Audi will also steer its way into Oscar households next week, although the German car manufacturer is limiting itself to a local buy. Viewers in 18 leading DMAs (including New York, Los Angeles, Chicago, Philadelphia, San Francisco, Boston, Phoenix, Miami and Minneapolis) will see two Audi spots (a :30 and a :60) introducing the new compact crossover Q5. Audi will also appear in the pre-show Barbara Walters Special, as well as during ABC's red-carpet coverage. Last year, Audi made a far less expansive buy, doling out for pick-up in just three markets.
As ABC works to get the last of the Oscar spots off its plate, the net has reworked its rate card, cutting around 18% off its original ask with a new base rate of $1.4 million. In addition to a moribund ad market, ABC has had to contend with the issue of last year's historically low ratings. Per Nielsen, some 32 million viewers tuned in for the 80th Academy Awards, down from 39.9 million in 2007.
"Besides the ratings issue, the fact is that advertisers are really taking a long look at how they're investing their marketing dollars, and discount or no, this is still a lot of money," said Jon Swallen, senior vp research at TNS Media Intelligence. "Even a reduced price tag is still a barrier to entry."
Swallen estimates that ABC could bring in around $68 million with this year's Oscars broadcast, a 15% decline from last year's estimated $81.1 million haul. "The most-watched Oscars in the last 15 years was in 1998, when 'Titanic' won everything," Swallen said. "You had record box-office and that drove the ratings way up (to 55.2 million viewers). This year, we aren't seeing that."
Although Swallen suspects that this year's Oscars could deliver a 5% greater audience, as consumers continue to turn toward cheaper forms of entertainment, some observers believe that the entire awards-show genre is starting to wither. Brad Adgate, senior vp/director of research at Horizon Media, blames audience churn on glut and tedium.

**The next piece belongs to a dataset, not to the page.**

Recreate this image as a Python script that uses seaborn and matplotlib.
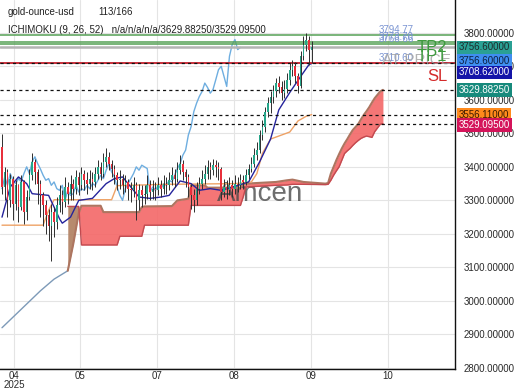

"The shows are too long, and too much time is spent on the less prestigious categories," Adgate said. Moreover, the median age of the major trophy broadcasts has risen as younger viewers turn to digital-media platforms.
"The Academy Awards has a median age of 49.5 years, and that's on the wrong side of the key (18-49) demo for marketers looking to reach the target," Adgate said. Case in point: A year ago, ABC's Oscars coverage averaged a record low 10.7 rating among 18-49s, down 24% from the 2007 broadcast.
For all the uncertainty, ABC has retained a good number of high-end sponsors, including Coca-Cola and JCPenney. The beverage giant will roll out creative for its new Fresh Diet Coke product, while the retailer will hype duds from its portfolio of exclusive designers (Nicole Miller, Bisou Bisou by Michele Bohbot, etc.). This year marks JCPenney's eighth consecutive year as the exclusive retail sponsor of the Academy Awards. Per TNS Media Intelligence, the company has spent $59.1 million on Oscars ad time since 2001.
Adgate said that the hubbub that surrounds the Oscars every year from a marketing standpoint suffers from an unfair comparison to winter's other major broadcast showcase.
"Everybody always calls the Oscars 'the Super Bowl for Women.' The Super Bowl is the Super Bowl for women," Adgate said. "More women watched this year's game than all the people who watched last year's Oscars, male or female. If you're looking for a female audience, maybe you need to start looking at Tom Brady instead of Tom Cruise."